- **Set task**: Select each line where the word "this" appears.
--
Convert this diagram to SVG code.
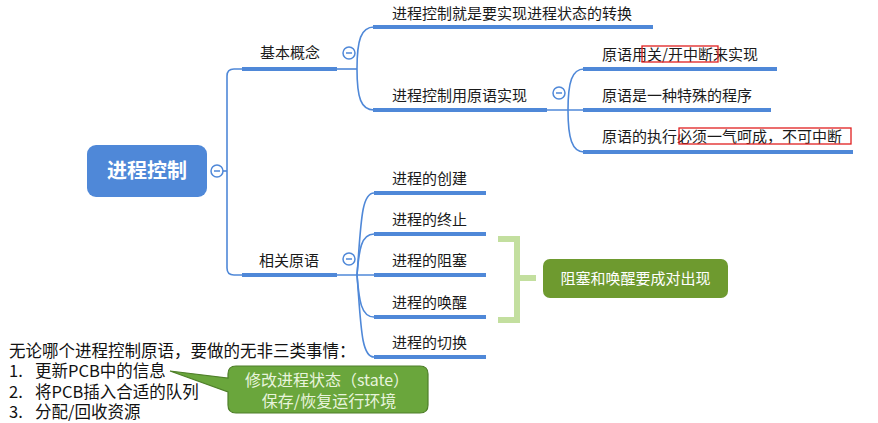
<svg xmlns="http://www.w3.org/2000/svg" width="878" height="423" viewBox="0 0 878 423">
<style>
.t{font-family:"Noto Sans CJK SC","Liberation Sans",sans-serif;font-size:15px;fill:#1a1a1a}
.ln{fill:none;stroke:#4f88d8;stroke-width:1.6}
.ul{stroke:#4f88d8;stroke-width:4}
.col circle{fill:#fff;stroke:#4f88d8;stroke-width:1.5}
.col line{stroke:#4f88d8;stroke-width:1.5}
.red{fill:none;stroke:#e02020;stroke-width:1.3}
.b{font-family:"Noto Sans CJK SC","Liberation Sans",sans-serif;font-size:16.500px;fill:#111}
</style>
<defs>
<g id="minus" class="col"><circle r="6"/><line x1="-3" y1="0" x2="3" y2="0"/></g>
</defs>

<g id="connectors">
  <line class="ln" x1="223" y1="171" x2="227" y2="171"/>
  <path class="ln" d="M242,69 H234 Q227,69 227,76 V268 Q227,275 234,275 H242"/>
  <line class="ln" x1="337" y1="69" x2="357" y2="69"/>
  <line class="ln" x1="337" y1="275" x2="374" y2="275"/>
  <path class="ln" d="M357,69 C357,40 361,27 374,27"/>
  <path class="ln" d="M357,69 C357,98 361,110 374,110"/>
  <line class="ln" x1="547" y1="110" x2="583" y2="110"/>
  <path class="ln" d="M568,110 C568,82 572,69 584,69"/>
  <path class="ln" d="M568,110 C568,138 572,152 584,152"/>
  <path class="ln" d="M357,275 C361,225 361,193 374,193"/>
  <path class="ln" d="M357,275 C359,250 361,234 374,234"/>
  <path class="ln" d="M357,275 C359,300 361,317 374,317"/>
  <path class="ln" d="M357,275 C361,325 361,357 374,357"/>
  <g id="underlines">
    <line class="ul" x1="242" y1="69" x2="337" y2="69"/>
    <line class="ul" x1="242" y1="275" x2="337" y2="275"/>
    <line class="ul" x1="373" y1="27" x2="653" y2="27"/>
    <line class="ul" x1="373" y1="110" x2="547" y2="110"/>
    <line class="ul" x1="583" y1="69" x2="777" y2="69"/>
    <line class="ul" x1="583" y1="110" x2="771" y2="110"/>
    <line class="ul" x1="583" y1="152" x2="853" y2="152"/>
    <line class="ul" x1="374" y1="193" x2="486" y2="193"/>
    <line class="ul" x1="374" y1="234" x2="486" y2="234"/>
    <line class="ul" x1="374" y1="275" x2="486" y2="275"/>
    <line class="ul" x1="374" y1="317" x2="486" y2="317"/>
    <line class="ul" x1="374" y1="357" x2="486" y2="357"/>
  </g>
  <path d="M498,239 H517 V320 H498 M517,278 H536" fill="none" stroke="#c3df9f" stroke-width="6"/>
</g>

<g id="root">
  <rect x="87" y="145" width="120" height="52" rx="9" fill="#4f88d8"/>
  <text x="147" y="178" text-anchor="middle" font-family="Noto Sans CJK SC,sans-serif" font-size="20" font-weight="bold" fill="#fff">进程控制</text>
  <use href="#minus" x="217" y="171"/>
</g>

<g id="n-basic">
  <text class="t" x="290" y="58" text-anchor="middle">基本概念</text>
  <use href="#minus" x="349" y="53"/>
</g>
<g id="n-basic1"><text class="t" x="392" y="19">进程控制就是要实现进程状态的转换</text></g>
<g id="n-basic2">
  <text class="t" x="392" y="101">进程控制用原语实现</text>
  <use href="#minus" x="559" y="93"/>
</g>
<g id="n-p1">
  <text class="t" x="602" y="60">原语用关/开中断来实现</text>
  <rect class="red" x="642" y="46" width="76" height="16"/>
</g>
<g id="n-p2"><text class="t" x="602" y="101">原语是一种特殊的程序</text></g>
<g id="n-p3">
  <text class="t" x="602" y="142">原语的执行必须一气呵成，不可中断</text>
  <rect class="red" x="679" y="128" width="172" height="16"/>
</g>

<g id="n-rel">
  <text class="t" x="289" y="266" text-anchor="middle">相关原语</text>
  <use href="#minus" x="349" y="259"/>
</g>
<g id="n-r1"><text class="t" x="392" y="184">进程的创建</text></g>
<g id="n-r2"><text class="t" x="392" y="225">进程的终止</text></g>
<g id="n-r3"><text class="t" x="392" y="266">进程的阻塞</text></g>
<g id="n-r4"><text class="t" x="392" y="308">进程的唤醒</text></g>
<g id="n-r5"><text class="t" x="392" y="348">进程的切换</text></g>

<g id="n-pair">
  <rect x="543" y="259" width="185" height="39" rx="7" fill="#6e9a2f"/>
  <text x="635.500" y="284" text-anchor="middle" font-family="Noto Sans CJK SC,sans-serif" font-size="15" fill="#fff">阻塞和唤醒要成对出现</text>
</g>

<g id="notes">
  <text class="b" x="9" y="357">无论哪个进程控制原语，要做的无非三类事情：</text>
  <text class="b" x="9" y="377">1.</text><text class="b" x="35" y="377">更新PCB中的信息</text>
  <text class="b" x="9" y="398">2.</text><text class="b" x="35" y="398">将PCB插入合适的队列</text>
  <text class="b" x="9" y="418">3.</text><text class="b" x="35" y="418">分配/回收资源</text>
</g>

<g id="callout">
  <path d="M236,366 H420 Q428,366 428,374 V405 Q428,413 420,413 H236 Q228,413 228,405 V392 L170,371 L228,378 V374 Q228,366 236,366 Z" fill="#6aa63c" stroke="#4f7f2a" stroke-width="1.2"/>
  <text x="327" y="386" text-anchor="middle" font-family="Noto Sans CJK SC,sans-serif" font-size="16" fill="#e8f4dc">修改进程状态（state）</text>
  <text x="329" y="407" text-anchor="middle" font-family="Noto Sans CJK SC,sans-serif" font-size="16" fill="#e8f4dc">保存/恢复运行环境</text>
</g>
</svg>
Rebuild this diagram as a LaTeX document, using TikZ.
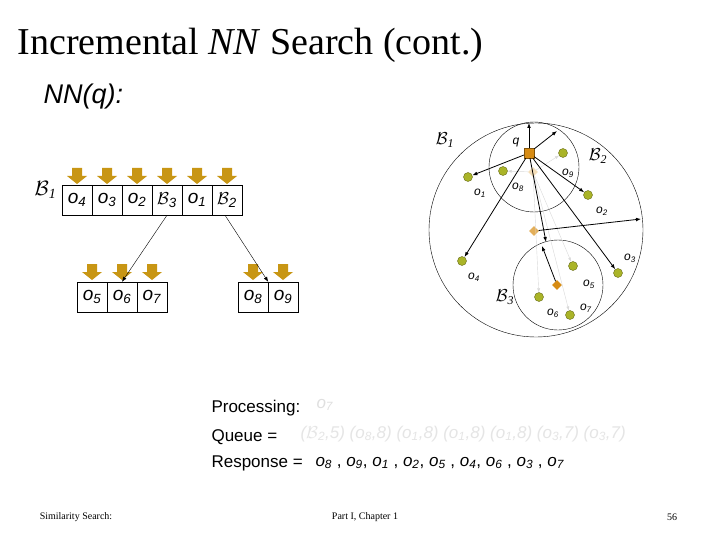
--
- **The response**:
Convert this diagram to SVG code.
Rebuild this diagram as a LaTeX document, using TikZ.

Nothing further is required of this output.